During the period of growth, no stranger will be suffered to disturb the garden. But at the harvest, Rongo's possession is contested by another god, Tuu (-matauenga) - ancestor of man 'as tapu warrior' - in a battle sometimes memorialized as the origin of war itself.

 

Using an unworked branch of the mapou tree - should we not thus say, a bough broken from a sacred tree? - a second priest, representing Tuu, removes, binds up, and then reburies the first sweet-potato tubers. He so kills Rongo, the god, parent and body of the sweet potato, or else puts him to sleep, so that man may harvest the crop to his own use. Colenso's brilliant Maori informant goes on to the essentials of the charter myth:

 

Rongo-marae-roa [Rongo as the sweet potato] with his people were slain by Tu-matauenga [Tuu as warrior]...

 

Tu-matauenga also baked in an oven and ate his elder brother Rongo-marae-roa so that he was wholly devoured as food.

 

Now the plain interpretation, or meaning of these names in common words, is, that Rongo-marae-roa is the kumara [sweet potato], and that Tu-matauenga is man."

 

 

"...the Hawaiian staple, taro, is the older brother of mankind, as indeed all useful plants and animals are immanent forms of the divine ancestors - so many kino lau or 'myriad bodies' of the gods.

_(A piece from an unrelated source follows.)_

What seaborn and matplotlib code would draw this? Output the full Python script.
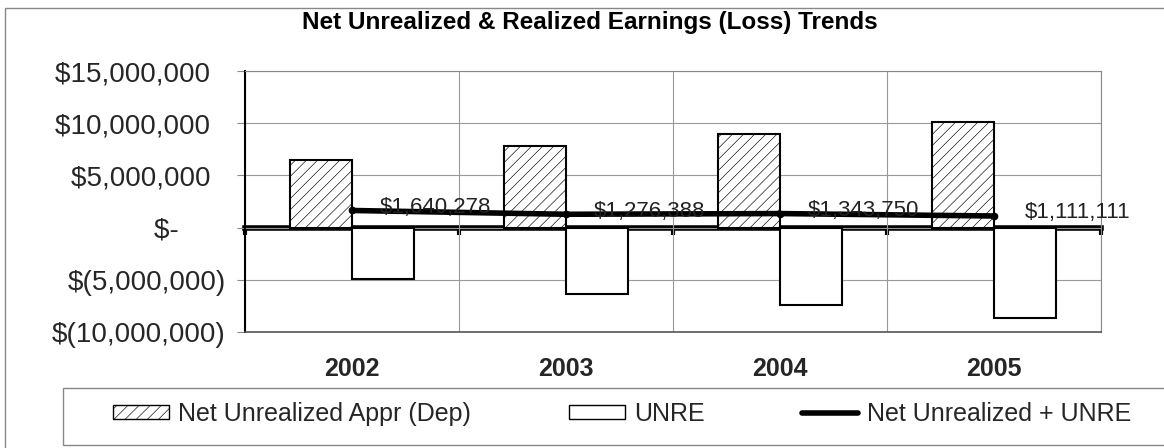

Moreover, to make root crops accessible to man by cooking is precisely to destroy what is divine in them: their autonomous power, in the raw state, to reproduce."

 

"...the aggressive transformation of divine life into human substance describes the mode of production as well as consumption - even as the term for 'work' (Ha., hana) does service for 'ritual'. Fishing, cultivating, constructing a canoe, or, for that matter, fathering a child are so many ways that men actively appropriate 'a life from the god'."

 

 

"Man, then, lives by a kind of periodic deicide. Or, the god is separated from the objects of human existence by acts of piety that in social life would be tantamount to theft and violence - not to speak of cannibalism.

 

'Be thou undermost, / While I am uppermost', goes a Maori incantation to the god accompanying the offering of cooked food; for as cooked food destroys tabu, the propitiation is at the same time a kind of pollution - i.e., of the god.

 

The aggressive relation to divine beings helps explain why contact with the sacred is extremely dangerous to those who are not themselves in a tabu state. Precisely, then, these Polynesians prefer to wrest their existence from the god under the sign and protection of a divine adversary. They put on Tuu (Kuu), god of warriors. Thus did men learn how to oppose the divine in its productive and peaceful aspect of Rongo (Lono). In their ultimate relations to the universe, including the relations of production and reproduction, men are warriors."

 

  

"...the Hawaiians had a sweet-potato ritual of the same general structure as the Maori cycle. It was used in the 'fields of Kamapua'a', name of the pig-god said by some to be a form of Lono, whose rooting in the earth is a well-known symbol of virile action. While the crops were growing, the garden was tabu, so that the pig could do his inseminating work. No one was allowed to throw stones into the garden, thrust a stick into it, or walk upon it - curious prohibitions, except that they amount to protection against human attack. If the garden thus belonged to Lono, at the harvest the first god invoked was Kuu-kuila, 'Ku-the-striver'."